Changes to Item 105 - Risk Factors

Currently, Item 105 requires registrants to disclose the most significant risk factors that make an investment in the registrant or offering speculative or risky. The risk factors discussion should be concise and organized logically. Item 105 also requires registrants to explain how each factor affects the registrant or the offered securities, discourages the disclosure of risks that could apply to any registrant, and requires registrants to set forth each risk factor under a subcaption that adequately describes the risk.

Summary Risk Factor Disclosure if Risk Factors Section Exceeds 15 Pages

The Amendments add a requirement to Item 105(b) under which a summary of principal risk factors is required when a registrant’s risk factor disclosure exceeds 15 pages. The summary must consist of a series of concise, bulleted or numbered statements summarizing the principal factors that make an investment in the registrant or offering speculative or risky. The summary does not need to contain all of the risk factors identified in the full risk factor disclosure. The summary may not exceed two pages and must be included in the forepart of the prospectus or annual report.
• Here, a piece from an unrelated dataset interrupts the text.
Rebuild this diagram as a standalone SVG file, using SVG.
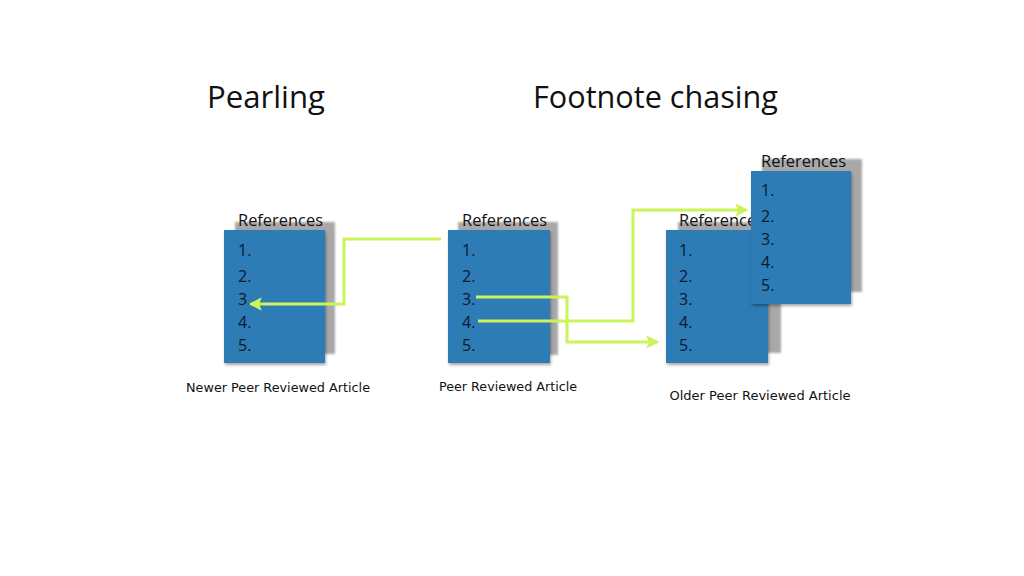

Disclose “Material” Instead of “Most Significant” Factors

The Amendments change the standard for risk factor disclosure to require disclosure of “material” factors that make an investment in the registrant or offering speculative or risky instead of the “most significant” factors. The SEC noted that this change is intended to focus registrants on disclosing risks to which reasonable investors would attach importance in making investment or voting decisions.

Organize Risk Factors Under Relevant Headings

The Amendments revise Item 105 to require the organization of risk factors under relevant headings, in addition to the currently required subcaptions. Risks that could apply generically to any registrant or offering of securities must be disclosed at the end of the risk factor section under the caption “General Risk Factors.” The Amendments do not otherwise require registrants to prioritize the order of the risk factor discussion and do not specify any other risk factor headings.

Comments on the Amendments

Principles-based disclosure has the salutary effect of focusing management attention on what really matters in the business. Requiring a discussion of regulatory issues (beyond environmental regulation) and human capital needs is a wise updating of Item 101, reflecting the shift over the last four decades in the American economy from old-line manufacturing to service industries. Most companies already make such disclosures with respect to regulatory issues voluntarily or in response to SEC Staff comments.

This is not the first time that the SEC has imposed new disclosure requirements while discouraging unnecessary disclosure. Despite such exhortations, the length and complexity of periodic disclosures have steadily increased ever since the SEC adopted Regulation S-K in 1977. The ability to disclose litigation under Item 103 by cross-reference to litigation disclosures in footnotes to financial statements should have the beneficial effect of increasing review of the financials by securities lawyers, who should nonetheless be mindful that GAAP requirements and Regulation S-K requirements are not identical. Whether registrants will curtail excess disclosure because the SEC is inviting that again, or will instead retain and expand existing disclosures in a bid to fend off securities litigation, remains to be seen.